* _REQUEST_:
Retype the opening lines of the listing below, ending with the line that contains "y_ticks = [0, 0.1, 0.2, 0.3, 0.4, 0.5]", and leave out any pictures.

=== PROVIDED RECORDS ===

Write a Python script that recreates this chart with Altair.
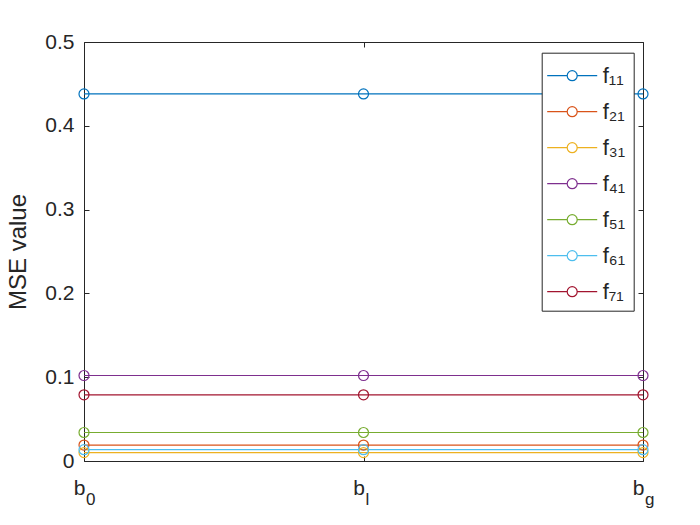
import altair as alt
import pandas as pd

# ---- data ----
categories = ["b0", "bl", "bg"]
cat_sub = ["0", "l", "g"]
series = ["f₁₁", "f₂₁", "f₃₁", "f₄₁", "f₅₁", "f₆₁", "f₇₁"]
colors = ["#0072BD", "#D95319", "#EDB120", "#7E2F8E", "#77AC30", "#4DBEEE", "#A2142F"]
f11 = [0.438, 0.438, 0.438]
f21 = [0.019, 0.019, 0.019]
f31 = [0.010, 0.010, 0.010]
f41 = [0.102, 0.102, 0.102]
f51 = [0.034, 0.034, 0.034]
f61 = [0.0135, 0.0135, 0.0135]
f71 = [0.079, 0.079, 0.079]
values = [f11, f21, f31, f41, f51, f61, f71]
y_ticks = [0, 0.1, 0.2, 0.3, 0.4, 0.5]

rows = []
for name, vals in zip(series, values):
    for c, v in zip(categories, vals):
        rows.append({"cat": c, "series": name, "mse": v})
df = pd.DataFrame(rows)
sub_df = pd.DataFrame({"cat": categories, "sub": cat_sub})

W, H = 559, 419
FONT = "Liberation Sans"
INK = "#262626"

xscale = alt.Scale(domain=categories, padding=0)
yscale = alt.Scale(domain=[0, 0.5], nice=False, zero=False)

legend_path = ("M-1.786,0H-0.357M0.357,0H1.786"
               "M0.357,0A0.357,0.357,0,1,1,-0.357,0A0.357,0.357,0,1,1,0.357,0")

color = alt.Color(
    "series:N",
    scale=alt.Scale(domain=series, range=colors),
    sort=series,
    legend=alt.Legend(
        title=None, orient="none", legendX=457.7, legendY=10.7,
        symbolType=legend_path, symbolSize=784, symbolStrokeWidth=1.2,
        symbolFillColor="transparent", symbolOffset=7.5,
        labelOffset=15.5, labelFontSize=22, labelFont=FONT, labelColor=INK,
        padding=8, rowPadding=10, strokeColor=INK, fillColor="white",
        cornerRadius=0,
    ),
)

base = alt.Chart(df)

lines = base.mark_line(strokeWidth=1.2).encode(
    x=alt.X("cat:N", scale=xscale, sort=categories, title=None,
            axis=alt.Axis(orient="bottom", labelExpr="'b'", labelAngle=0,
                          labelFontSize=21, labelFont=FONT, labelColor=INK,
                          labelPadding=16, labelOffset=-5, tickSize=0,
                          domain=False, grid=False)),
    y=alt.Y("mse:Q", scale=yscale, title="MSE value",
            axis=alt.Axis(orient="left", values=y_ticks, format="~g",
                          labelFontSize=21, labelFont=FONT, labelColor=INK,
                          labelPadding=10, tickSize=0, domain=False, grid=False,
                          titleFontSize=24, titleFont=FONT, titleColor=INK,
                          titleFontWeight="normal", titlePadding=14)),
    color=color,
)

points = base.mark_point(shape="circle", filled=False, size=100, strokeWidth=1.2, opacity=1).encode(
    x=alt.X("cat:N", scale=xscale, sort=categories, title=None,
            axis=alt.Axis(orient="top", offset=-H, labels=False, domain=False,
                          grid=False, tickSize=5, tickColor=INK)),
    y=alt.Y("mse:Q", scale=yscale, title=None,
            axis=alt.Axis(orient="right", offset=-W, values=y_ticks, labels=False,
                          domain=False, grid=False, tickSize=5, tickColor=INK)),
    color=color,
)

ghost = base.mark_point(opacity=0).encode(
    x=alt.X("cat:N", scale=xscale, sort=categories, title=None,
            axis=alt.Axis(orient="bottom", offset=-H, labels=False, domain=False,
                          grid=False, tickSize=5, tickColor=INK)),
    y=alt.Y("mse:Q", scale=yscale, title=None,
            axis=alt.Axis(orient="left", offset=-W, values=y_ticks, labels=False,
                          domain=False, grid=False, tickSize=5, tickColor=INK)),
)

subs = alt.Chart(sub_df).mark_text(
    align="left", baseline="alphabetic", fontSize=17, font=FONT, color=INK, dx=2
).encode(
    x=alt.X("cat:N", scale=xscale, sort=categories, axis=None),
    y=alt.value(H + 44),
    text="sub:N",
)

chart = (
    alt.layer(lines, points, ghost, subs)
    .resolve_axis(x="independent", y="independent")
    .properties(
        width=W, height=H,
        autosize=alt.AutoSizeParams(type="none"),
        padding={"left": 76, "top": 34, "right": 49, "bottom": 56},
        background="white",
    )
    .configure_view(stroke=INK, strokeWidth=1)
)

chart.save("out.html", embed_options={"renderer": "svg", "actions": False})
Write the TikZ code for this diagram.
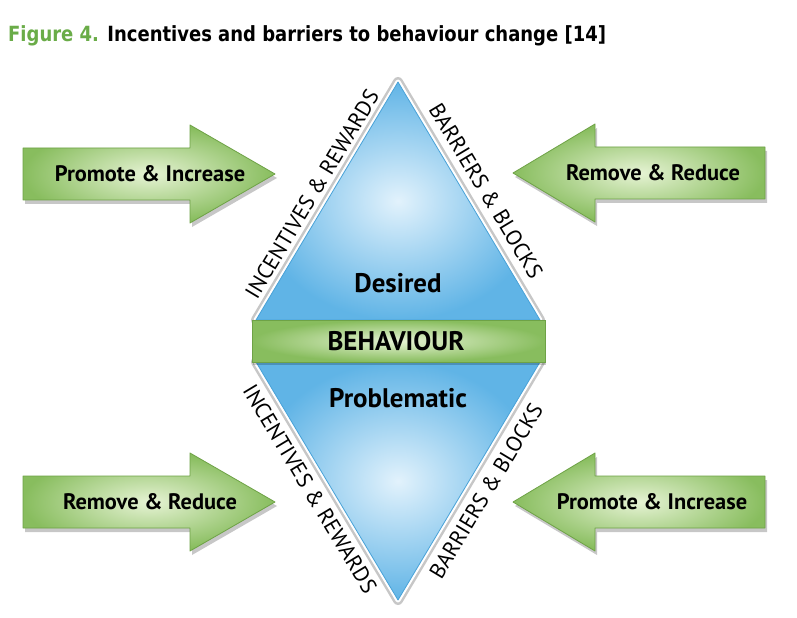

===

* _OUTPUT_:
Write a Python script that recreates this chart with Altair.
import altair as alt
import pandas as pd

# ---- data ----
categories = ["b0", "bl", "bg"]
cat_sub = ["0", "l", "g"]
series = ["f₁₁", "f₂₁", "f₃₁", "f₄₁", "f₅₁", "f₆₁", "f₇₁"]
colors = ["#0072BD", "#D95319", "#EDB120", "#7E2F8E", "#77AC30", "#4DBEEE", "#A2142F"]
f11 = [0.438, 0.438, 0.438]
f21 = [0.019, 0.019, 0.019]
f31 = [0.010, 0.010, 0.010]
f41 = [0.102, 0.102, 0.102]
f51 = [0.034, 0.034, 0.034]
f61 = [0.0135, 0.0135, 0.0135]
f71 = [0.079, 0.079, 0.079]
values = [f11, f21, f31, f41, f51, f61, f71]
y_ticks = [0, 0.1, 0.2, 0.3, 0.4, 0.5]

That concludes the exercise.